Gombosi turned the camera to show a piece she started that morning. 
“It’s phytoplankton,” she said. “They’re simple, one-cell organisms, but these little powerhouses are so important for reducing carbon dioxide.”
According to Nationalgeographic.org “rainforests are responsible for roughly one-third (28 percent) of the Earth’s oxygen but most (70 percent) of the oxygen in the atmosphere is produced by marine plants” like phytoplankton.
However, NASA has reported a decline of diatoms, the largest type of phytoplankton algae, totaling more than 1 percent a year from 1998 to 2012 globally due to rising ocean temperatures and climate change. 
That’s not good news for our air quality. 
“I wanted this simple, bottom-of-the-web creature to be the starting point of my series,” said Gombosi. She’s completed three other pieces in the series: a wild bee, a mayfly and a Nevada Blue butterfly.
“I want to give a voice to creatures who can’t talk,” said Gombosi, who graduated with a degree in fine arts with a minor in chemistry from the University of Pennsylvania in 1988. “I’m trying to show the awesome, majestic beauty of nature and maximize the connection that we have to the earth.”
Gombosi moved to Ripton from Whidbey Island, Wash., 10 years ago with her two sons (now 21 and 27 years old) and has carried her passion for art with her. 
“My art is inspired by nature, positive messaging and science,” she said. “I really live my art. It’s in me and I have to do it because it is me. I don’t separate my work from my life — not in an onerous way; in a joyful way.”
Gombosi has gone through many metamorphoses with her art, from museum education, to teaching, to a painted-chair business when her boys were younger. 
This series is done with oil paints, pastels and pen and ink on birch veneer. 
“I try to get the vibrancy of life in my art,” she said. “It’s somewhat stylized; I focus on the movement and on all the wonderful, rawness of nature.”
But in the end, “art to me is so much about communication,” she concluded. “It’s such a positive, healthy way to communicate…  It’s a unifying cohesive force — transformative really.”
With the COVID-19 crisis isolating everyone, Gombosi sees an opportunity to connect and communicate with people. 
“I don’t think this pandemic makes art more ‘essential,’ but people are recognizing it more,” she said. “And it certainly emphasizes the loss of balance in the world.”
Gombosi is hoping to work her way up the food chain of creatures most impacted by climate change. 
“I’m playing with the size and scale of the creatures I’m painting,” Gombosi said, adding that she’s aiming to have a show completed sometime during the summer. “Sadly I could go on and on and on… there are so many animals affected by climate change.”

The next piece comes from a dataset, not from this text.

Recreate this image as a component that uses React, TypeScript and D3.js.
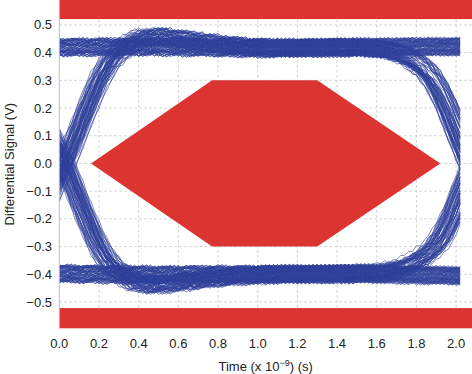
import React from "react";
import * as d3 from "d3";

const W = 472;
const H = 374;

// axis ticks
const xTicks = [0, 0.2, 0.4, 0.6, 0.8, 1.0, 1.2, 1.4, 1.6, 1.8, 2.0];
const yTicks = [-0.5, -0.4, -0.3, -0.2, -0.1, 0, 0.1, 0.2, 0.3, 0.4, 0.5];

// eye mask (red)
const maskHexT = [0.16, 0.77, 1.3, 1.92, 1.3, 0.77];
const maskHexV = [0, 0.3, 0.3, 0, -0.3, -0.3];
const maskTopBand = [0.521, 0.6];
const maskBottomBand = [-0.6, -0.522];

// steady logic levels across the unit interval
const levelT = [0, 0.5, 1.0, 1.5, 2.02];
const highLevel = [0.42, 0.422, 0.416, 0.42, 0.422];
const lowLevel = [-0.398, -0.402, -0.4, -0.398, -0.405];

// leading edge: fraction of swing completed vs time
const riseT = [-0.1, -0.05, 0, 0.03, 0.085, 0.14, 0.2, 0.25, 0.3, 0.4, 0.5, 0.6, 0.75, 0.9, 1.1];
const riseFrac = [0.22, 0.34, 0.44, 0.49, 0.61, 0.73, 0.855, 0.93, 0.98, 1.035, 1.045, 1.035, 1.02, 1.008, 1.0];

// trailing edge: fraction of swing departed vs time
const endT = [1.4, 1.5, 1.6, 1.7, 1.78, 1.85, 1.9, 1.95, 2.0, 2.05, 2.1];
const endFrac = [0, 0.002, 0.008, 0.028, 0.062, 0.11, 0.17, 0.26, 0.37, 0.48, 0.58];

// spreads
const startJitter = [-0.04, 0.03, -0.01, 0.045, -0.025, 0.0, 0.02, -0.035, 0.01, 0.035, -0.015, 0.005, -0.03, 0.025];
const endJitter = [-0.05, 0.02, -0.02, 0.045, 0.0, -0.035, 0.03, -0.01, 0.05, 0.01, -0.045];
const levelOffset = [0.0, 0.02, -0.025, 0.01, -0.012, 0.028, -0.02, 0.005, -0.03, 0.015, -0.006, 0.024, -0.016];
const ripple = [0, 0.005, -0.003, 0.006, -0.005, 0.002, -0.001, 0.007, -0.004, 0.003, -0.006, 0.001, 0.004, -0.002, 0.006, -0.007, 0.002, -0.003, 0.005];

const bitPatterns = [
  [0, 0, 0], [0, 0, 1], [0, 1, 0], [0, 1, 1],
  [1, 0, 0], [1, 0, 1], [1, 1, 0], [1, 1, 1],
];
const tracesPerPattern = 30;
const traceEnd = 2.02;
const sampleStep = 0.02;

const plotLeft = 59.3;
const plotRight = 472;
const plotTop = 0;
const plotBottom = 328.3;

const FONT = "'Liberation Sans', Arial, Helvetica, sans-serif";

export default function App() {
  const x = d3.scaleLinear().domain([0, 2.08]).range([plotLeft, plotRight]);
  const y = d3.scaleLinear().domain([-0.595, 0.59]).range([plotBottom, plotTop]);

  const hi = d3.scaleLinear().domain(levelT).range(highLevel).clamp(true);
  const lo = d3.scaleLinear().domain(levelT).range(lowLevel).clamp(true);
  const rise = d3.scaleLinear().domain(riseT).range(riseFrac).clamp(true);
  const fall = d3.scaleLinear().domain(endT).range(endFrac).clamp(true);
  const lev = (b: number, t: number) => (b ? hi(t) : lo(t));

  const nSamples = Math.round(traceEnd / sampleStep);
  const times = d3.range(nSamples + 1).map((k) => Math.min(k * sampleStep, traceEnd));

  const line = d3
    .line<[number, number]>()
    .x((d) => x(d[0]))
    .y((d) => y(d[1]));

  const traces: string[] = [];
  bitPatterns.forEach((pat, p) => {
    const [prev, cur, next] = pat;
    for (let i = 0; i < tracesPerPattern; i++) {
      const j1 = startJitter[(i + p * 2) % startJitter.length] + (prev === 1 && cur === 0 ? -0.015 : 0);
      const j2 = endJitter[(i * 7 + p * 3) % endJitter.length] + (cur === 0 && next === 1 ? 0.03 : 0);
      const off = levelOffset[(i * 5 + p) % levelOffset.length];
      const phase = i * 3 + p * 5;
      const pts: [number, number][] = times.map((t, k) => {
        const a = lev(prev, t);
        const b = lev(cur, t);
        const c = lev(next, t);
        const v =
          a + (b - a) * rise(t - j1) + (c - b) * fall(t - j2) + off + ripple[(k + phase) % ripple.length];
        return [t, v];
      });
      traces.push(line(pts) || "");
    }
  });

  const hexPts = maskHexT.map((t, i) => `${x(t)},${y(maskHexV[i])}`).join(" ");
  const fmt = d3.format(".1f");

  return (
    <svg
      width={W}
      height={H}
      viewBox={`0 0 ${W} ${H}`}
      style={{ position: "absolute", left: 0, top: 0, background: "#fff" }}
    >
      <defs>
        <clipPath id="plotClip">
          <rect x={plotLeft} y={plotTop} width={plotRight - plotLeft} height={plotBottom - plotTop} />
        </clipPath>
      </defs>
      {/* grid */}
      <g stroke="#c4c4c4" strokeWidth={0.8} strokeDasharray="2.5,2.5">
        {xTicks.filter((t) => t > 0).map((t) => (
          <line key={`gx${t}`} x1={x(t)} x2={x(t)} y1={plotTop} y2={plotBottom} />
        ))}
        {yTicks.map((t) => (
          <line key={`gy${t}`} x1={plotLeft} x2={plotRight} y1={y(t)} y2={y(t)} />
        ))}
      </g>
      {/* traces */}
      <g clipPath="url(#plotClip)" fill="none" stroke="#30429a" strokeWidth={0.7} strokeOpacity={0.9}>
        {traces.map((d, i) => (
          <path key={i} d={d} />
        ))}
      </g>
      {/* mask */}
      <g fill="#dc3430">
        <polygon points={hexPts} />
        <rect
          x={plotLeft}
          width={plotRight - plotLeft}
          y={Math.max(plotTop, y(maskTopBand[1]))}
          height={y(maskTopBand[0]) - Math.max(plotTop, y(maskTopBand[1]))}
        />
        <rect
          x={plotLeft}
          width={plotRight - plotLeft}
          y={y(maskBottomBand[1])}
          height={Math.min(plotBottom, y(maskBottomBand[0])) - y(maskBottomBand[1])}
        />
      </g>
      {/* left axis line */}
      <line x1={plotLeft} x2={plotLeft} y1={plotTop} y2={plotBottom} stroke="#b8b8dc" strokeWidth={1} />
      {/* tick labels */}
      <g fontFamily={FONT} fontSize={13} fill="#222">
        {yTicks.map((t) => (
          <text key={`ly${t}`} x={52} y={y(t)} dy="0.35em" textAnchor="end">
            {fmt(t)}
          </text>
        ))}
        {xTicks.map((t) => (
          <text key={`lx${t}`} x={x(t)} y={348.3} textAnchor="middle">
            {fmt(t)}
          </text>
        ))}
        <text x={(plotLeft + plotRight) / 2} y={371} textAnchor="middle">
          Time (x 10
          <tspan dy={-5} fontSize={9}>
            −9
          </tspan>
          <tspan dy={5}>) (s)</tspan>
        </text>
        <text transform={`translate(14,${(plotTop + plotBottom) / 2}) rotate(-90)`} textAnchor="middle">
          Differential Signal (V)
        </text>
      </g>
    </svg>
  );
}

She’s not sure how the show will be presented — perhaps digitally — but she will be making prints for sale, and donating proceeds to organizations that protect the individual creatures. 
What about us humans — near the top of the food chain — responsible for all this environmental imbalance?
“I will probably concentrate on the humans ‘victimization’ rather than ‘villainization,” added Gombosi. “This is not easy to do as I continue my research. It’s really easy to be angry… it’s hard not to feel hate and despair.”
But Gombosi is committed to using her voice as an artist to hopefully connect us all as citizens of the Earth, and spur us into action to solve these global problems.
“I have never felt so strongly about a body of work,” she said. “Climate change is already striking hard against the poorest populations, amplifying hunger and poverty. It’s increasing resource scarcity that has the potential to increase political instability. The snowball effect magnifies into a worsening of the refugee crisis, loss of biodiversity, species extinction — this includes humans. The innocent and vulnerable need a voice and as an artist, I want to be a voice for those who are not able to speak. It’s easy for us to become paralyzed with fear, or guilt for causing this mess we are in, but my goal is to heighten awareness with a spirit of compassion.”